Given that the cost of acquiring new customers exceeds cost of keeping an existing customer several fold, businesses learned fairly quickly that the on-going satisfaction of their customers is critical to their success.

The following points should be considered when designing and deploying a customer satisfaction study:

  1. Determine the goal of the survey. It is OK to conduct overall satisfaction studies once or twice a year, or tied to where a customer is in their lifecycle as a customer.
  2. Short surveys result in higher response rates.
  3. Consider pre-populating known data such as demographic information if you plan on segmenting during analysis. This reduces the length of surveys as well as guarantees information is accurate.
  4. Consider rewarding customers who respond by excluding them from another survey for some definite period.
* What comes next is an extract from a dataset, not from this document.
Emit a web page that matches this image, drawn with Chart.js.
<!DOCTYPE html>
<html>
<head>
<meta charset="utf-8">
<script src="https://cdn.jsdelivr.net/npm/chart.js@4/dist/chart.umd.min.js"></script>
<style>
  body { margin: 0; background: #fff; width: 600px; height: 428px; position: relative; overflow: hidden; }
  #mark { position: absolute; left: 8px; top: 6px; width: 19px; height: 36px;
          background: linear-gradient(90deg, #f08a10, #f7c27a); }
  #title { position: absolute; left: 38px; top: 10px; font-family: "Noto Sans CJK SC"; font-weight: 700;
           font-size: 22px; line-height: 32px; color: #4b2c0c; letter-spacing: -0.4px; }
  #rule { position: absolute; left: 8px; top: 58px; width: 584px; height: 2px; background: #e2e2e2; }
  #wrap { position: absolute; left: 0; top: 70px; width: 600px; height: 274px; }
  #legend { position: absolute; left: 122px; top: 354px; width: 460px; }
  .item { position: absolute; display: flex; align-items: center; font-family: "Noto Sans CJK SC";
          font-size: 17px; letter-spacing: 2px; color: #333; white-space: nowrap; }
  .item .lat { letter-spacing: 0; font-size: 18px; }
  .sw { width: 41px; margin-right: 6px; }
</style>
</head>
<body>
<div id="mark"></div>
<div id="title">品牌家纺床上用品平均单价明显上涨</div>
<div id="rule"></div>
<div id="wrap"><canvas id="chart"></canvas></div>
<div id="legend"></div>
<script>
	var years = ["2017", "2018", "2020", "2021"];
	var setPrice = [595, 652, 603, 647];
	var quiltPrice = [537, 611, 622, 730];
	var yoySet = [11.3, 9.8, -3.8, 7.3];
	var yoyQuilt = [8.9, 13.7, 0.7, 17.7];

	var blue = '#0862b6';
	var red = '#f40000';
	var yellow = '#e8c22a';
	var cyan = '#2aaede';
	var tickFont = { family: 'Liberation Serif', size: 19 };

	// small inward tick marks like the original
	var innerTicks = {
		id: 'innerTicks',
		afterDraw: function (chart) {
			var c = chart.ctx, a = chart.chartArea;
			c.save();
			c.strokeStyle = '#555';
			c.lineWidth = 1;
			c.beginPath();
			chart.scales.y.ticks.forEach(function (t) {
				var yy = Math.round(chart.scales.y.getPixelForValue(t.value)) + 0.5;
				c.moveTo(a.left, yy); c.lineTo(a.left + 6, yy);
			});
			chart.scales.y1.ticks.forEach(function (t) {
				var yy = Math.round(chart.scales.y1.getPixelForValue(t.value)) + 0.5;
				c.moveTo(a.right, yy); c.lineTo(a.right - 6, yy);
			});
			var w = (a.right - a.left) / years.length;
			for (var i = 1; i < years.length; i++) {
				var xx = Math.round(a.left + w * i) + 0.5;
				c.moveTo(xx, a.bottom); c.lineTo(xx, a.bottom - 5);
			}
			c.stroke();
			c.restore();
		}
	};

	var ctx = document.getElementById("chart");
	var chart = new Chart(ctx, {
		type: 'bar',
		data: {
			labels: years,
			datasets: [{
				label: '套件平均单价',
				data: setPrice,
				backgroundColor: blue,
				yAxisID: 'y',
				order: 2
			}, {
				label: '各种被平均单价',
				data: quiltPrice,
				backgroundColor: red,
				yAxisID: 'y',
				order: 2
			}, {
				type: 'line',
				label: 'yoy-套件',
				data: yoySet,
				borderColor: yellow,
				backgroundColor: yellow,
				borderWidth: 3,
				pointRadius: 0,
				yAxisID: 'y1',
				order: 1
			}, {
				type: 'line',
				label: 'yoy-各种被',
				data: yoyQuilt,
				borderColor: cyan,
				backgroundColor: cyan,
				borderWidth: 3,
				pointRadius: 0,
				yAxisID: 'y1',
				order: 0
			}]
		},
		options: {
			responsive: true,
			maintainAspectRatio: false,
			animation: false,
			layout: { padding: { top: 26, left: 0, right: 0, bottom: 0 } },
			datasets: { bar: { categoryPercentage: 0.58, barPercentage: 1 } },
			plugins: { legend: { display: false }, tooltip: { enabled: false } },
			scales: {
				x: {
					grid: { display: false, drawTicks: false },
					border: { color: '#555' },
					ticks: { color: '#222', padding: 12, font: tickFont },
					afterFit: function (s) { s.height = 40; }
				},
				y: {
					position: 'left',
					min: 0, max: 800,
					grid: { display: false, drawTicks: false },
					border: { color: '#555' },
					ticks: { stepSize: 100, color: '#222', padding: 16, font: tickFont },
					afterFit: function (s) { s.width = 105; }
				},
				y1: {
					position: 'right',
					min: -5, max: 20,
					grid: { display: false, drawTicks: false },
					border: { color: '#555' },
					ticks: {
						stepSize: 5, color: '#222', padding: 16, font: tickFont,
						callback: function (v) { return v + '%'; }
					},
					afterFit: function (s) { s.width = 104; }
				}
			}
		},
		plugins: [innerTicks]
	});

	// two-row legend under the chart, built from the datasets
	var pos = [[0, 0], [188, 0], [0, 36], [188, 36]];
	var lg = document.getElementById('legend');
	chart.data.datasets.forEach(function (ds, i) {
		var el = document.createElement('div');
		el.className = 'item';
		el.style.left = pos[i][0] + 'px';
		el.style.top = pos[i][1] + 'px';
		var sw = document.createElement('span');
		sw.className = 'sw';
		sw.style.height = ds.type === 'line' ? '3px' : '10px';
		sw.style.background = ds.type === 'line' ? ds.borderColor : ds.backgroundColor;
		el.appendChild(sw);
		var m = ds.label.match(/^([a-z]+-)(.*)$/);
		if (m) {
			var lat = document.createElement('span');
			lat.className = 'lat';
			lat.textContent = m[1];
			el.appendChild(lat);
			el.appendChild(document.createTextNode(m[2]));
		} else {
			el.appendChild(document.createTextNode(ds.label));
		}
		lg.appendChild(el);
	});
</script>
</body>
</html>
  5. Consider all applicable modes of surveys. Will you be able to reach your customers electronically? Will making the survey online introduce its own biases?
  6. Time your survey to reach participants at a time they are likely to be least occupied.
  7. Open-ended questions can result in ideas that were not even on your radar. Consider including such questions although you might want to limit the length of responses.
  8. For online surveys, if the survey is long, consider using a feature that allows customers to save partially completed survey and return to it later.
  9. Experts disagree on the significance of any one question. However, Fredrick Reichheld, in his book Loyalty Rules, made a strong case for a concept called Net Promoter Score. This score measures the percentage of your customers who would recommend you (your product or services) to a friend. Reichheld argues that this is the single most reliable indicator of your company’s ability to grow.